Presumably because I asked for $500,000 to write the screenplay of
Star Trek IV
when I met with Leonard Nimoy and Harve Bennett on Friday, January 25th, 1985—on the grounds that if I had to write for Shatner, if I had to write in a part for Eddie Murphy, if I would have to face the imbroglio of others wanting to share screen credit with me, if I was going to have to put up with the
tsuriss
I knew would be attendant on
any
involvement with Paramount and its peculiar attitude toward the
Star Trek
films, I would have to be compensated in heavy balance—a demand that was greeted first with disbelief, then consternation, then with disdain, and finally with utter rejection (as sane a decision as ever Paramount made), I was never invited to a prerelease screening of the movie.
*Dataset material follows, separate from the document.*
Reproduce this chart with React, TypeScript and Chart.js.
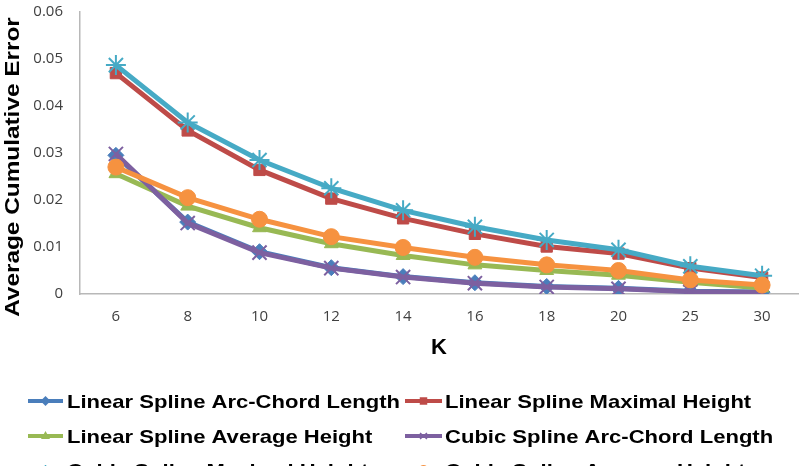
import React, { useEffect, useRef } from "react";
import { Chart, registerables } from "chart.js";

Chart.register(...registerables);

// K values along the horizontal axis
const kLabels = ["6", "8", "10", "12", "14", "16", "18", "20", "25", "30"];

// Average cumulative error per method
const linearArcChord = [0.0295, 0.0153, 0.009, 0.0056, 0.0037, 0.0024, 0.0016, 0.0012, 0.0006, 0.0004];
const linearMaxHeight = [0.047, 0.0348, 0.0264, 0.0203, 0.0161, 0.0128, 0.0101, 0.0086, 0.0055, 0.0035];
const linearAvgHeight = [0.0256, 0.0187, 0.0141, 0.0107, 0.0082, 0.0062, 0.005, 0.004, 0.0025, 0.0013];
const cubicArcChord = [0.0298, 0.0151, 0.0088, 0.0055, 0.0036, 0.0023, 0.0015, 0.0011, 0.0005, 0.0003];
const cubicMaxHeight = [0.0487, 0.0365, 0.0285, 0.0225, 0.0178, 0.0143, 0.0115, 0.0094, 0.0059, 0.0039];
const cubicAvgHeight = [0.027, 0.0205, 0.0159, 0.0122, 0.0099, 0.0078, 0.0062, 0.005, 0.003, 0.0019];

const seriesNames = [
  "Linear Spline Arc-Chord Length",
  "Linear Spline Maximal Height",
  "Linear Spline Average Height",
  "Cubic Spline Arc-Chord Length",
  "Cubic Spline Maximal Height",
  "Cubic Spline Average Height",
];

const yTitle = "Average Cumulative Error";
const xTitle = "K";

type Marker = "rectRot" | "rect" | "triangle" | "crossRot" | "star" | "circle";

const seriesStyles: { color: string; marker: Marker; radius: number }[] = [
  { color: "#4A7EBB", marker: "rectRot", radius: 8 },
  { color: "#BE4B48", marker: "rect", radius: 8 },
  { color: "#98B954", marker: "triangle", radius: 8 },
  { color: "#7D60A0", marker: "crossRot", radius: 10 },
  { color: "#46AAC5", marker: "star", radius: 10 },
  { color: "#F69240", marker: "circle", radius: 8 },
];

const seriesData = [linearArcChord, linearMaxHeight, linearAvgHeight, cubicArcChord, cubicMaxHeight, cubicAvgHeight];

const BOLD = "bold 19px 'Liberation Sans', Arial, sans-serif";
const STRETCH = 1.16;

function drawMarker(ctx: CanvasRenderingContext2D, m: Marker, x: number, y: number, r: number, color: string) {
  ctx.save();
  ctx.fillStyle = color;
  ctx.strokeStyle = color;
  ctx.lineWidth = 1.5;
  ctx.beginPath();
  if (m === "rectRot") {
    ctx.moveTo(x, y - r);
    ctx.lineTo(x + r, y);
    ctx.lineTo(x, y + r);
    ctx.lineTo(x - r, y);
    ctx.closePath();
    ctx.fill();
  } else if (m === "rect") {
    ctx.rect(x - r * 0.75, y - r * 0.75, r * 1.5, r * 1.5);
    ctx.fill();
  } else if (m === "triangle") {
    ctx.moveTo(x, y - r);
    ctx.lineTo(x + r * 0.9, y + r * 0.6);
    ctx.lineTo(x - r * 0.9, y + r * 0.6);
    ctx.closePath();
    ctx.fill();
  } else if (m === "crossRot") {
    ctx.moveTo(x - r * 0.7, y - r * 0.6);
    ctx.lineTo(x + r * 0.7, y + r * 0.6);
    ctx.moveTo(x + r * 0.7, y - r * 0.6);
    ctx.lineTo(x - r * 0.7, y + r * 0.6);
    ctx.stroke();
  } else if (m === "star") {
    ctx.moveTo(x - r * 0.7, y - r * 0.6);
    ctx.lineTo(x + r * 0.7, y + r * 0.6);
    ctx.moveTo(x + r * 0.7, y - r * 0.6);
    ctx.lineTo(x - r * 0.7, y + r * 0.6);
    ctx.moveTo(x, y - r);
    ctx.lineTo(x, y + r);
    ctx.stroke();
  } else {
    ctx.arc(x, y, r, 0, Math.PI * 2);
    ctx.fill();
  }
  ctx.restore();
}

function stretchedText(ctx: CanvasRenderingContext2D, text: string, x: number, y: number, rot = 0) {
  ctx.save();
  ctx.translate(x, y);
  if (rot) ctx.rotate(rot);
  ctx.scale(STRETCH, 1);
  ctx.fillText(text, 0, 0);
  ctx.restore();
}

// Axis titles and the two-column legend beneath the plot
const annotationsPlugin = {
  id: "annotations",
  afterDraw(chart: Chart) {
    const ctx = chart.ctx;
    const area = chart.chartArea;
    ctx.save();
    ctx.fillStyle = "#000";
    ctx.font = "bold 21px 'Liberation Sans', Arial, sans-serif";
    ctx.textAlign = "center";
    ctx.textBaseline = "middle";
    stretchedText(ctx, yTitle, 13, 167, -Math.PI / 2);
    ctx.font = "bold 22px 'Liberation Sans', Arial, sans-serif";
    ctx.fillText(xTitle, (area.left + area.right) / 2, 348);

    ctx.font = BOLD;
    ctx.textAlign = "left";
    ctx.textBaseline = "alphabetic";
    const cols = [
      { x1: 28, x2: 63, tx: 67 },
      { x1: 405, x2: 442, tx: 445 },
    ];
    const baselines = [408, 443, 477];
    seriesNames.forEach((name, i) => {
      const c = cols[i % 2];
      const base = baselines[Math.floor(i / 2)];
      const cy = base - 7;
      const st = seriesStyles[i];
      ctx.strokeStyle = st.color;
      ctx.lineWidth = 4;
      ctx.beginPath();
      ctx.moveTo(c.x1, cy);
      ctx.lineTo(c.x2, cy);
      ctx.stroke();
      drawMarker(ctx, st.marker, (c.x1 + c.x2) / 2, cy, 5, st.color);
      ctx.fillStyle = "#000";
      stretchedText(ctx, name, c.tx, base);
    });
    ctx.restore();
  },
};

export default function App() {
  const canvasRef = useRef<HTMLCanvasElement | null>(null);

  useEffect(() => {
    const canvas = canvasRef.current;
    if (!canvas) return;
    const chart = new Chart(canvas, {
      type: "line",
      data: {
        labels: kLabels,
        datasets: seriesNames.map((name, i) => ({
          label: name,
          data: seriesData[i],
          borderColor: seriesStyles[i].color,
          backgroundColor: seriesStyles[i].color,
          pointBackgroundColor: seriesStyles[i].color,
          pointBorderColor: seriesStyles[i].color,
          pointBorderWidth: seriesStyles[i].marker === "crossRot" || seriesStyles[i].marker === "star" ? 2 : 1,
          pointStyle: seriesStyles[i].marker,
          pointRadius: seriesStyles[i].radius,
          borderWidth: 5,
          tension: 0,
          fill: false,
          order: 6 - i,
        })),
      },
      options: {
        responsive: false,
        devicePixelRatio: 1,
        animation: false,
        layout: { padding: { top: 8, right: 4, left: 0, bottom: 0 } },
        plugins: {
          legend: { display: false },
          tooltip: { enabled: false },
        },
        scales: {
          x: {
            type: "category",
            offset: true,
            grid: { display: false, drawTicks: false },
            border: { display: true, color: "#B8B8B8", width: 1.5 },
            ticks: {
              padding: 14,
              color: "#404040",
              font: { family: "'Open Sans', sans-serif", size: 15 },
              maxRotation: 0,
            },
            afterFit(scale: any) {
              scale.height = 172;
              scale.paddingLeft = 0;
              scale.paddingRight = 0;
            },
          },
          y: {
            min: 0,
            max: 0.06,
            grid: { display: false, drawTicks: false },
            border: { display: true, color: "#B8B8B8", width: 1.5 },
            ticks: {
              stepSize: 0.01,
              padding: 17,
              color: "#404040",
              font: { family: "'Open Sans', sans-serif", size: 15 },
              callback: (v: any) => (Number(v) === 0 ? "0" : Number(v).toFixed(2)),
            },
            afterFit(scale: any) {
              scale.width = 80;
              scale.paddingTop = 0;
              scale.paddingBottom = 0;
            },
          },
        },
      },
      plugins: [annotationsPlugin],
    });
    return () => chart.destroy();
  }, []);

  return (
    <div style={{ position: "fixed", left: 0, top: 0, width: 810, height: 466, background: "#fff", overflow: "hidden" }}>
      <canvas ref={canvasRef} width={810} height={466} />
    </div>
  );
}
I mentioned having been "overlooked" during a conversation with Walter, and he thereafter broke his hump getting me comped into the Cinerama Dome. Not an easy thing to do.
A day or so later, when I called Walter to thank him for his efforts, I made some casual remarks about my reaction to the film—which were positive—not foamingly laudatory, but positive, about which more in a moment—but the main reason I'd called was to urge him to get into the queue for script assignments on the newly-proposed return of
Star Trek
as a television series for syndication, with an all-new cast. We talked about that for a few minutes and then, with an edge in his voice, Walter said, "Okay, so what did you think of my performance?"
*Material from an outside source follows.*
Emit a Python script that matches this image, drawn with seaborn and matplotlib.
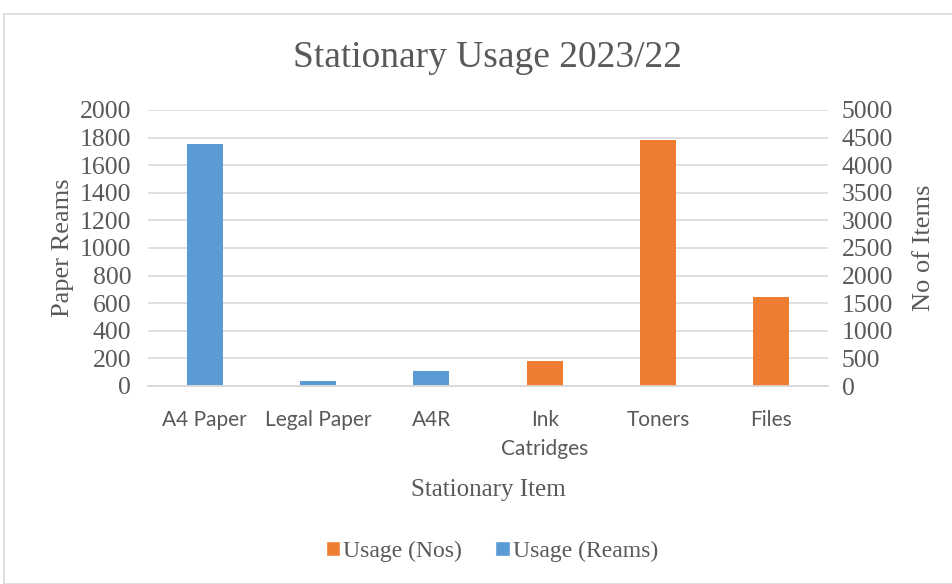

For an instant I was thrown off-balance. The subject had been changed without warning. And I answered quickly, with what I consider honesty and candor, "It was fine. I said I thought it was the best ensemble work from the regulars that I'd seen in any of the four films, remember? They didn't give you quite as much to do in this one as they did in
Star Trek II
, but it was a lot more onscreen time than you got in the first or third films. And what you did, I liked. You know. You did Chekov, and you did him just fine."